Pengurus lembaga pemantau pemilihan yang melanggar ketentuan larangan tersebut terancam hukuman penjara paling singkat 36 bulan dan paling lama 72 bulan dan denda paling sedikit Rp36 juta dan paling banyak Rp72 juta (vide Pasal 187D UU No. 10 Tahun 2016).

Sebaiknya ketentuan dalam UU Pilkada itu ditiadakan mumpung masih ada waktu karena pemilihan gubernur, wali kota, dan bupati dijadwalkan pada tanggal 27 November 2024 di 33 provinsi dan di 508 kabupaten/kota.

Khusus mereka yang ingin menjadi pemantau pemilu pada Pemilihan Umum 2024, harus memenuhi persyaratan, antara lain, bersifat independen, mempunyai sumber dana yang jelas, serta teregistrasi dan memperoleh izin dari Bawaslu, bawaslu provinsi, atau bawaslu kabupaten/kota sesuai dengan cakupan wilayah pemantauannya.

Untuk menjadi pemantau pemilu, mereka mengajukan permohonan untuk melakukan pemantauan pemilu dengan mengisi formulir registrasi yang disediakan oleh Bawaslu, bawaslu provinsi, atau bawaslu kabupaten/kota.

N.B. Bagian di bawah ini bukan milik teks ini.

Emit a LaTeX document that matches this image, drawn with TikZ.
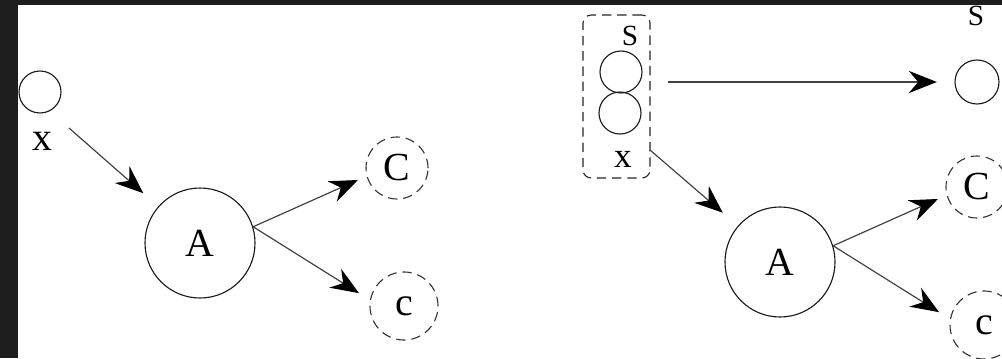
\documentclass[tikz,border=0pt]{standalone}
\usepackage{fontspec}
\setmainfont{Liberation Serif}
\usetikzlibrary{arrows.meta,calc}
\definecolor{frame}{HTML}{1E1E1E}
\definecolor{linec}{HTML}{404040}
\tikzset{
  solidc/.style={circle,draw=black!90,line width=0.95pt,inner sep=0pt},
  dashc/.style={circle,draw=black!80,line width=0.95pt,inner sep=0pt,dash pattern=on 8pt off 5pt},
  conn/.style={draw=linec,line width=1pt,-{Stealth[length=24pt,width=19pt,inset=8pt,color=black,fill=black]}},
  big/.style={font=\fontsize{34}{40}\selectfont},
  lab/.style={font=\fontsize{34}{40}\selectfont,anchor=base,inner sep=0pt},
  slab/.style={font=\fontsize{25}{30}\selectfont,anchor=base,inner sep=0pt},
}
\begin{document}
\begin{tikzpicture}[x=0.03cm,y=-0.03cm]
\fill[frame] (0,0) rectangle (1002,358);
\fill[white] (17.5,5) rectangle (1002,358);
\useasboundingbox (0,0) rectangle (1002,358);
% ---------- left panel ----------
\node[solidc,minimum size=1.26cm] (xc) at (40,92) {};
\node[lab] (xl) at (42,150) {x};
\node[solidc,minimum size=3.3cm,big] (A) at (200,243) {A};
\node[dashc,minimum size=1.86cm,big] (C) at (397,168) {C};
\node[dashc,minimum size=2.04cm,big] (c) at (404,306) {c};
\coordinate (xs) at (69,128);
\draw[conn,shorten >=17pt] (xs) -- (A);
\draw[conn,shorten >=8pt] (A.17) -- (C.195);
\draw[conn,shorten >=11pt] (A.17) -- (c.170);
% ---------- right panel ----------
\node[draw=black!85,line width=0.95pt,dash pattern=on 8pt off 5pt,rounded corners=7pt,
      minimum width=2.01cm,minimum height=4.89cm] (box) at (616.5,96.5) {};
\node[slab] (Sl) at (630,45) {S};
\node[solidc,minimum size=1.26cm] (s1) at (621,72) {};
\node[solidc,minimum size=1.26cm] (s2) at (620,113) {};
\node[lab,font=\fontsize{30}{36}\selectfont] (xr) at (623,167) {x};
\node[slab] (Sr) at (976,25) {S};
\node[solidc,minimum size=1.32cm] (S2) at (977,82) {};
\node[solidc,minimum size=3.3cm,big] (A2) at (780,262) {A};
\node[dashc,minimum size=1.86cm,big] (C2) at (977,187) {C};
\node[dashc,minimum size=2.04cm,big] (c2) at (984,325) {c};
\coordinate (hs) at (668,82);
\coordinate (bs) at (650,150);
\draw[conn,shorten >=15pt] (hs) -- (S2);
\draw[conn,shorten >=17pt] (bs) -- (A2);
\draw[conn,shorten >=8pt] (A2.17) -- (C2.195);
\draw[conn,shorten >=11pt] (A2.17) -- (c2.170);
\end{tikzpicture}
\end{document}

Mereka juga harus menyerahkan kelengkapan administrasi yang meliputi profil organisasi/lembaga, memiliki surat keterangan terdaftar (SKT) dari Pemerintah atau pemerintah daerah, atau memiliki pengesahan badan hukum yayasan atau badan hukum perkumpulan.

Kelengkapan administrasi lainnya yang harus dipenuhi, antara lain, nomor pokok wajib pajak (NPWP) organisasi/lembaga, nama dan jumlah anggota pemantau, alokasi anggota pemantau yang akan ditempatkan ke daerah, rencana dan jadwal kegiatan pemantauan serta daerah yang ingin dipantau. Berikutnya nama, surat keterangan domisili, dan pekerjaan penanggung jawab pemantau yang dilampiri pasfoto diri terbaru.

Untuk menjadi pemantau pemilu, tidaklah mudah. Masalahnya, jika tidak memenuhi kelengkapan administrasi tersebut, ada larangan bagi pemantau pemilu yang bersangkutan melakukan pemantauan pemilu. Bisa dikatakan, hanya masyarakat yang berkeinginan kuat menjadi pemantau pemilu agar Pemilu 2024 luber, jurdil, dan demokratis dalam bingkai NKRI.


*) D.Dj. Kliwantoro, Ketua Dewan Etik Mappilu PWI Provinsi Jawa Tengah.